I don't know how to reach you. Still.
I'd talk but it mostly just feels like talking to the air. Writing seems more concrete. I hope you get my messages anyhow.
I still need to talk to you, every day. It's almost been a year, Craig, and still, still I want to tell you about my day. Remember when you'd pick me up from work? We'd have to time it just right so you wouldn't get a ticket for parking illegally and so I wouldn't have to wait more than 10 seconds because I was always dressed innapropriately for the weather. 13 years in Calgary and I still haven't figured out the right clothing-to-weather ratio.
Then I'd talk your head off the whole way home. Sometimes I'd have to change my outfit in the car because I hated wearing work clothes out to the movies or dinner or anywhere else. You'd be cracking up and grabbing my leg or bum while I was trying not to giggle or let some random pedestrian see I was stripping in a moving vehicle.
Or in the mornings, over coffee. You hated mornings. I didn't.
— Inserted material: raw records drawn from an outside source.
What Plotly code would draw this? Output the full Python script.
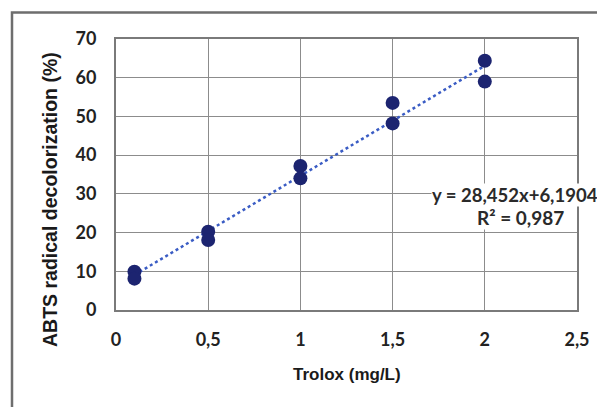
import plotly.graph_objects as go
import numpy as np

trolox = [0.1, 0.1, 0.5, 0.5, 1.0, 1.0, 1.5, 1.5, 2.0, 2.0]
decolor = [9.9, 8.1, 20.2, 18.1, 37.2, 34.0, 53.5, 48.2, 64.4, 59.0]
slope = 28.452
intercept = 6.1904
r2_text = "0,987"
x_ticks = [0, 0.5, 1, 1.5, 2, 2.5]
x_tick_text = ["0", "0,5", "1", "1,5", "2", "2,5"]
y_ticks = [0, 10, 20, 30, 40, 50, 60, 70]
x_title = "Trolox (mg/L)"
y_title = "ABTS radical decolorization (%)"

fit_x = np.array([min(trolox), max(trolox)])
fit_y = slope * fit_x + intercept

# layout geometry (figure pixels)
W, H = 605, 407
L, T, R, B = 108, 31, 36, 105
PW, PH = W - L - R, H - T - B


def px(x):
    return (x - L) / PW


def py(y):
    return (T + PH - y) / PH


fig = go.Figure()
fig.add_trace(go.Scatter(x=fit_x, y=fit_y, mode="lines",
                         line=dict(color="#3a5cc4", width=2.5, dash="dot"),
                         showlegend=False, hoverinfo="skip"))
fig.add_trace(go.Scatter(x=trolox, y=decolor, mode="markers",
                         marker=dict(color="#1c2470", size=14),
                         showlegend=False))

tickfont = dict(family="Lato", size=18, color="#222222", weight="bold")
fig.update_layout(
    width=W, height=H,
    margin=dict(l=L, r=R, t=T, b=B, autoexpand=False),
    paper_bgcolor="white", plot_bgcolor="white",
    xaxis=dict(range=[0, 2.5], tickvals=x_ticks, ticktext=x_tick_text,
               showgrid=True, gridcolor="#8c8c8c", gridwidth=1.2,
               showline=True, linecolor="#7a7a7a", linewidth=2, mirror=True,
               zeroline=False, ticks="", tickfont=tickfont, ticklabelstandoff=12),
    yaxis=dict(range=[0, 70], tickvals=y_ticks,
               showgrid=True, gridcolor="#8c8c8c", gridwidth=1.2,
               showline=True, linecolor="#7a7a7a", linewidth=2, mirror=True,
               zeroline=False, ticks="", tickfont=tickfont, ticklabelstandoff=14),
    shapes=[dict(type="rect", xref="paper", yref="paper",
                 x0=px(4), x1=px(W + 60), y0=py(H + 60), y1=py(4.5),
                 line=dict(color="#6e6e6e", width=2.5), fillcolor="rgba(0,0,0,0)", layer="below")],
    annotations=[
        dict(xref="paper", yref="paper", x=px(339), y=py(366), xanchor="center", yanchor="middle",
             text="<b>" + x_title + "</b>", showarrow=False,
             font=dict(family="Liberation Sans", size=17, color="#1a1a1a")),
        dict(xref="paper", yref="paper", x=px(42), y=py(192), xanchor="center", yanchor="middle",
             text="<b>" + y_title + "</b>", showarrow=False, textangle=-90,
             font=dict(family="Liberation Sans", size=19.5, color="#1a1a1a")),
        dict(xref="paper", yref="paper", x=px(423), y=py(187), xanchor="left", yanchor="middle",
             text="y = 28,452x+6,1904", showarrow=False, bgcolor="white", borderpad=0,
             font=dict(family="Lato", size=18.5, color="#2a2a2a", weight="bold")),
        dict(xref="paper", yref="paper", x=px(468), y=py(209), xanchor="left", yanchor="middle",
             text="R² = " + r2_text, showarrow=False, bgcolor="white", borderpad=0,
             font=dict(family="Lato", size=19, color="#2a2a2a", weight="bold")),
    ],
)
fig.write_html("out.html")
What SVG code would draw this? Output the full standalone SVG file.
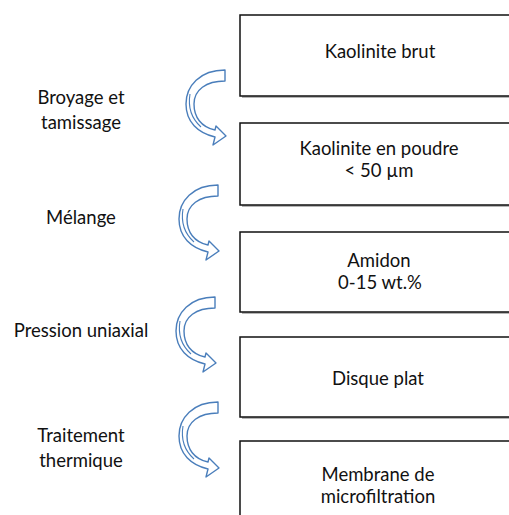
<svg xmlns="http://www.w3.org/2000/svg" width="509" height="515" viewBox="0 0 509 515">
<style>
.box{fill:#fff;stroke:#111;stroke-width:1.5}
.shadow{fill:#b5b5b5}
.t{font-family:Lato,"Open Sans","Liberation Sans",sans-serif;font-size:18.5px;fill:#111;text-anchor:middle}
.arr{fill:#fff;stroke:#4a7ebb;stroke-width:1.4;stroke-linejoin:round}
.arrline{fill:none;stroke:#4a7ebb;stroke-width:1.1}
</style>
<defs>
<g id="carrow">
<path class="arr" d="M 0,0 C -25,0 -39,16 -39,34 C -39,52 -27,63 -10,67 L -12,75 L 1,66 L -9,56 L -10,60 C -24,57 -31,47 -31,34 C -31,20 -19,11 0,11 Z"/>
<path class="arrline" d="M -35,24 C -37,36 -34,48 -24,57"/>
</g>
</defs>
<rect width="509" height="515" fill="#fff"/>
<g id="connectors">
<use href="#carrow" transform="translate(225,70)"/>
<use href="#carrow" transform="translate(218,185)"/>
<use href="#carrow" transform="translate(215,297)"/>
<use href="#carrow" transform="translate(218,402)"/>
</g>
<g id="label-broyage">
<text class="t" x="81" y="104">Broyage et</text>
<text class="t" x="81" y="129">tamissage</text>
</g>
<g id="label-melange">
<text class="t" x="81" y="224">Mélange</text>
</g>
<g id="label-pression">
<text class="t" x="81" y="337">Pression uniaxial</text>
</g>
<g id="label-traitement">
<text class="t" x="81" y="442">Traitement</text>
<text class="t" x="81" y="467">thermique</text>
</g>
<g id="node-kaolinite-brut">
<rect class="shadow" x="242" y="17" width="290" height="81"/>
<rect class="box" x="240" y="15" width="290" height="81"/>
<text class="t" x="380" y="58">Kaolinite brut</text>
</g>
<g id="node-kaolinite-poudre">
<rect class="shadow" x="242" y="125" width="290" height="82"/>
<rect class="box" x="240" y="123" width="290" height="82"/>
<text class="t" x="379" y="155">Kaolinite en poudre</text>
<text class="t" x="379" y="177">&lt; 50 µm</text>
</g>
<g id="node-amidon">
<rect class="shadow" x="242" y="234" width="290" height="80"/>
<rect class="box" x="240" y="232" width="290" height="80"/>
<text class="t" x="379" y="267">Amidon</text>
<text class="t" x="380" y="289">0-15 wt.%</text>
</g>
<g id="node-disque">
<rect class="shadow" x="242" y="339" width="290" height="80"/>
<rect class="box" x="240" y="337" width="290" height="80"/>
<text class="t" x="378" y="385">Disque plat</text>
</g>
<g id="node-membrane">
<rect class="shadow" x="242" y="443" width="290" height="90"/>
<rect class="box" x="240" y="441" width="290" height="90"/>
<text class="t" x="378" y="481">Membrane de</text>
<text class="t" x="378" y="503">microfiltration</text>
</g>
</svg>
But you'd sit there, wrapped in blankets like an overstuffed coccoon, just sipping your coffee patiently while I yammered on. I miss our mornings. I drink tea now. I don't like coffee anymore. It's too much like us. And I surf the web while I drink. Sometimes I turn the t.v. on so it feels like someone is there. But sometimes I just like to feel alone.
Most days you'd come home from work and I'd be cooking dinner. Our little kitchen that always felt two feet too small. I hate other people in my kitchen. But not you. You'd sneak up behind me and grab me and I'd yell at you not to spill anything or get burned. But I'd still be laughing. Then you'd sit at the counter all earnestly and demand I do a cooking show for you. I'd start out with insructions on how to properly saute mushrooms and would end up disecting the psychology of bosses who micromanage all day. You'd just sit and listen, sipping out of your Transformers cup, looking like an overgrown kid.
I miss our talks.
Even though it was mostly me talking and you pretty much just listened. You always were a good listener. Did I ever tell you I loved that about you? I hope so.
I wish we could talk just one more time.
Just one more.
I have so much to ask.
This time, I think I'd be the one mostly listening.